Improving soil-plant-atmosphere modeling under drought conditions via coupled processes and data integration

Shijie Jiang, Yijian Zeng, Sung-Ching Lee, Gregory Duveiller, Alexander Brenning, Markus Reichstein

Project description

Climate change has intensified droughts worldwide, putting ecosystems under increasing water stress and threatening their resilience. Understanding how ecosystems respond to water limitation is essential for predicting future impacts on carbon and water cycles. In particular, soil-plant-atmosphere interactions - such as root water uptake, plant hydraulic function, and canopy energy exchange - are key to understanding how ecosystems cope and adapt to drought. However, existing models often struggle to accurately capture these interactions under varying environmental conditions due to the complexity of coupling processes across soil, root, hydraulic, and canopy systems. This project seeks to address these gaps by applying and further developing a Soil-Plant-Atmosphere Continuum model (e.g., the STEMMUS-SCOPE model) that incorporates plant hydraulic dynamics (e.g., PSInet data). In addition, data-driven parameterization using machine learning will be considered to improve specific process representations to create a flexible and accurate hybrid model for simulating water-carbon dynamics under drought. Particularly, interpretable machine learning techniques will be used to deepen our understanding of key mechanisms and to complement existing mechanistic models.

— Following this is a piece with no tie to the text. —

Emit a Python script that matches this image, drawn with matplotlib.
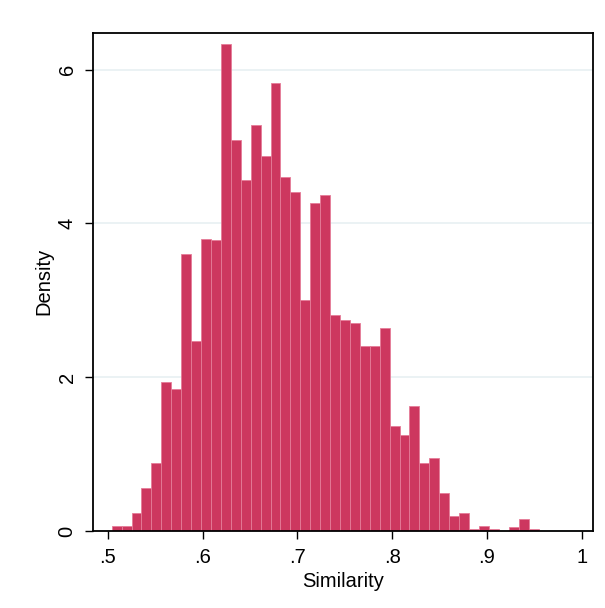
import matplotlib
matplotlib.use("Agg")
import numpy as np
import matplotlib.pyplot as plt

plt.rcParams['font.family'] = ['Liberation Sans', 'DejaVu Sans']

# histogram of similarity scores (density), 43 equal bins
bin_start = 0.5042
bin_width = 0.01047
density = [
    0.07, 0.06, 0.23, 0.56, 0.88, 1.94, 1.85, 3.60, 2.47, 3.80,
    3.79, 6.33, 5.08, 4.57, 5.28, 4.88, 5.83, 4.61, 4.41, 3.01,
    4.26, 4.37, 2.81, 2.75, 2.70, 2.40, 2.41, 2.64, 1.37, 1.25,
    1.62, 0.89, 0.95, 0.49, 0.19, 0.24, 0.02, 0.06, 0.03, 0.0,
    0.05, 0.15, 0.02,
]
xticks = [0.5, 0.6, 0.7, 0.8, 0.9, 1.0]
xtick_labels = [".5", ".6", ".7", ".8", ".9", "1"]
yticks = [0, 2, 4, 6]

fig = plt.figure(figsize=(6.05, 6.08), dpi=100)
ax = fig.add_axes([0.1542, 0.1266, 0.8265, 0.8196])

edges = bin_start + bin_width * np.arange(len(density))
ax.bar(edges, density, width=bin_width, align='edge',
       color='#CD375F', edgecolor='#E57C98', linewidth=0.6, zorder=2)

ax.set_xlim(0.4848, 1.0122)
ax.set_ylim(0, 6.48)

ax.set_axisbelow(True)
ax.yaxis.grid(True, color='#E8F0F2', linewidth=1.2)
ax.set_yticks(yticks)
ax.set_yticklabels([str(v) for v in yticks], rotation=90, va='center')
ax.set_xticks(xticks)
ax.set_xticklabels(xtick_labels)

for s in ax.spines.values():
    s.set_linewidth(1.3)
    s.set_color('black')

ax.tick_params(axis='both', direction='out', length=6, width=1.0,
               labelsize=14.5, pad=6, colors='black')

ax.set_xlabel("Similarity", fontsize=14.5, labelpad=4)
ax.set_ylabel("Density", fontsize=14.5, labelpad=3)

fig.savefig("out.png", dpi=100, facecolor='white')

The overarching goal of this PhD project is to improve our understanding and predictive ability of soil-plant-atmosphere interactions under drought conditions through the development of a coupled, data-integrated model. Using state-of-the-art data-driven approaches, the research aims to reveal hidden relationships and provide actionable insights into the complex non-linear dynamics linking soil moisture, plant hydraulics, and canopy fluxes, particularly in response to water stress and changing environmental conditions. Ultimately, these efforts aim to provide early warning indicators of ecosystem stress and insights for better ecosystem management under a changing climate. The prospective PhD student will be encouraged to explore their own innovative approaches within this integrated modeling framework, emphasizing both mechanistic understanding and data-driven improvements.

Working group

The successful candidate will work in the Department of Biogeochemical Integration at the Max Planck Institute for Biogeochemistry and will also be affiliated with the Friedrich Schiller University, Jena. The working group offers long-standing expertise and experience in the various fields relevant to this project. There will be a close collaboration with the Department of Water Resources of the University of Twente, the Netherlands. For further information, please contact Shijie Jiang.

Requirements

Applications to the IMPRS-gBGC are open to well-motivated and highly-qualified students from all countries. Prerequisites for this PhD project are:

Master's degree in ecohydrology, environmental science, earth system science, biogeosciences, climate science or related fields.
Strong background in eco(-/)hydrological modeling. Experience in data integration and machine learning (e.g., neural networks) for environmental applications is preferred but not required.
Proficiency in a modern programming language (e.g., Python, R, Julia).
Broad interest in soil-plant-atmosphere processes and water-carbon dynamics.
Fluency in spoken and written English.
Willingness to work in an interdisciplinary environment with geoscientists and computer scientists.

References

Wang, Y., et al. (2021). Integrated modeling of canopy photosynthesis, fluorescence, and the transfer of energy, mass, and momentum in the soil–plant–atmosphere continuum (STEMMUS–SCOPE v1. 0.0). Geoscientific Model Development, 14(3), 1379-1407.

Reichstein, M., et al. (2019). Deep learning and process understanding for data-driven Earth system science. Nature, 566(7743), 195-204.

Green, J. K. (2024). The intricacies of vegetation responses to changing moisture conditions. New Phytologist.